Kepada Matafakta.com, ibunda korban, Yoan Olsita mengungkapkan, aksi kekerasan yang menimpa anaknya berjalan cukup lama sejak bulan Februari hingga sekarang September 2020, belum mendapatkan keadilan atau kejelasan dari penegak hukum khususnya Polres Bangka sejak dilaporkan pada Kamis 20 Februari 2020 dua hari setelah kejadian.

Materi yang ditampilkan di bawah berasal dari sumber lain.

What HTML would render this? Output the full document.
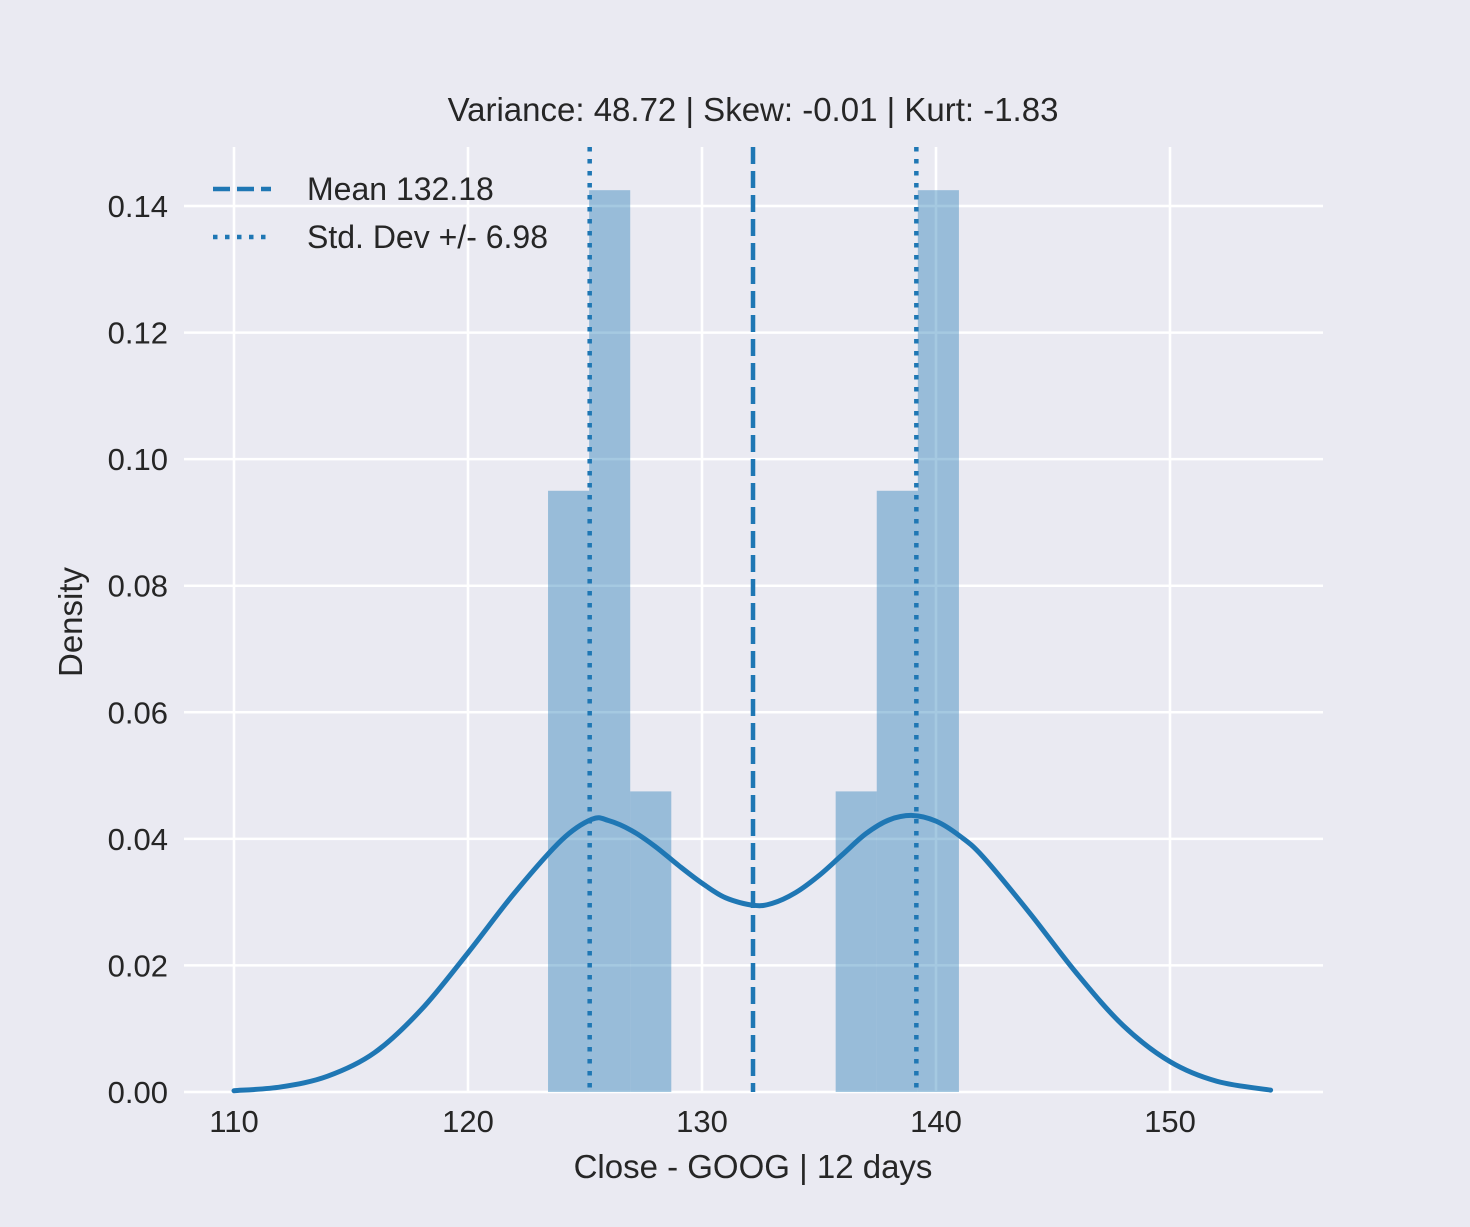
<!DOCTYPE html>
<html><head><meta charset="utf-8"><style>
body{margin:0;background:#eaeaf2;}
svg{display:block;font-family:"Liberation Sans",sans-serif;}
</style></head><body>
<svg id="c" width="1470" height="1227">
<rect width="1470" height="1227" fill="#eaeaf2"/>
<rect x="184" y="147" width="1139" height="945" fill="#eaeaf2"/>
<g id="grid"></g><g id="bars"></g><g id="lines"></g><g id="ticks"></g>
<text x="753" y="121" text-anchor="middle" font-size="33" fill="#262626">Variance: 48.72 | Skew: -0.01 | Kurt: -1.83</text>
<text x="753" y="1178" text-anchor="middle" font-size="33" fill="#262626">Close - GOOG | 12 days</text>
<text transform="translate(82,622) rotate(-90)" text-anchor="middle" font-size="33" fill="#262626">Density</text>
<g>
<g><line x1="213" y1="189" x2="271" y2="189" stroke="#1f77b4" stroke-width="4.5" stroke-dasharray="17,7"/><text x="307" y="200" font-size="32" fill="#262626">Mean 132.18</text></g>
<g><line x1="213" y1="237" x2="271" y2="237" stroke="#1f77b4" stroke-width="4.5" stroke-dasharray="4.5,7.5"/><text x="307" y="248" font-size="32" fill="#262626">Std. Dev +/- 6.98</text></g>
</g>
</svg>
<script>
const binEdgesStart=123.42, binWidth=1.756;
const binDensities=[0.095,0.1425,0.0475,0,0,0,0,0.0475,0.095,0.1425];
const kdeX=[110,112,114,116,118,120,122,124,125.3,126,127,128,129,130,131,132.2,133,134,135,136,137,138,139,140,141,142,144,146,148,150,152,154.3];
const kdeY=[0.0002,0.0008,0.0025,0.0062,0.013,0.022,0.0315,0.0398,0.0431,0.0429,0.0413,0.0388,0.0358,0.033,0.0307,0.0295,0.0298,0.0315,0.0342,0.0375,0.0408,0.043,0.0437,0.0428,0.0405,0.0372,0.0283,0.0188,0.0105,0.0048,0.0017,0.0003];
const meanVal=132.18, stdVal=6.98;
const xTicks=[110,120,130,140,150];
const yTicks=[0,0.02,0.04,0.06,0.08,0.10,0.12,0.14];
const X=v=>234+(v-110)*23.4, Y=v=>1092-v*6328.6;
const NS="http://www.w3.org/2000/svg";
function mk(p,t,a){const e=document.createElementNS(NS,t);for(const k in a)e.setAttribute(k,a[k]);document.getElementById(p).appendChild(e);return e;}
xTicks.forEach(t=>{const l=mk('grid','line',{x1:X(t),x2:X(t),y1:147,y2:1092,stroke:'#fff','stroke-width':2.5});


const tx=mk('ticks','text',{x:X(t),y:1132,'text-anchor':'middle','font-size':31,fill:'#262626'});tx.textContent=t;

});
yTicks.forEach(t=>{const l=mk('grid','line',{x1:184,x2:1323,y1:Y(t),y2:Y(t),stroke:'#fff','stroke-width':2.5});


const tx=mk('ticks','text',{x:168,y:Y(t)+11,'text-anchor':'end','font-size':31,fill:'#262626'});tx.textContent=t.toFixed(2);

});
binDensities.forEach((d,i)=>{if(!d)return;const x0=X(binEdgesStart+i*binWidth),x1=X(binEdgesStart+(i+1)*binWidth);
const r=mk('bars','rect',{x:x0,y:Y(d),width:x1-x0,height:Y(0)-Y(d),fill:'#1f77b4','fill-opacity':0.4});

});
const P=kdeX.map((x,i)=>[X(x),Y(kdeY[i])]);
let d='M'+P[0][0]+','+P[0][1];
for(let i=0;i<P.length-1;i++){const p0=P[i-1]||P[i],p1=P[i],p2=P[i+1],p3=P[i+2]||p2;
d+=` C${p1[0]+(p2[0]-p0[0])/6},${p1[1]+(p2[1]-p0[1])/6} ${p2[0]-(p3[0]-p1[0])/6},${p2[1]-(p3[1]-p1[1])/6} ${p2[0]},${p2[1]}`;}
const kde=mk('lines','path',{d:d,fill:'none',stroke:'#1f77b4','stroke-width':5,'stroke-linecap':'round'});


const m=mk('lines','line',{x1:X(meanVal),x2:X(meanVal),y1:147,y2:1092,stroke:'#1f77b4','stroke-width':4.5,'stroke-dasharray':'17,7'});


[meanVal-stdVal,meanVal+stdVal].forEach(v=>{const s=mk('lines','line',{x1:X(v),x2:X(v),y1:147,y2:1092,stroke:'#1f77b4','stroke-width':4.5,'stroke-dasharray':'4.5,7.5'});

});
</script>
</body></html>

“Lumayan lama juga prosesnya sampai sekarang terhitung sudah delapan bulan. Makanya, saya bersama kuasa hukum pak Rizal dan rekan, tidak akan menyerah untuk terus mengawal proses hukum ini. Psikis anak saya terganggu hingga harus perawatan kejiwaan lanjutan,” kata Yoan, Rabu (23/9/2020).
ADVERTISEMENT
SCROLL TO RESUME CONTENT
Sebagai seorang Ibu, sambung Yoan, tentunya tidak akan bisa menerima perlakuan kekerasan yang dilakukan kedua siswa lain terhadap anaknya, M. Alfindo yang sempat dilarikan ke Rumah Sakit (RS) Medika Sungailiat Bangka, karena sempat mengalami kejang-kejang setelah menerima aksi kekerasan sampai tidak sadarkan diri.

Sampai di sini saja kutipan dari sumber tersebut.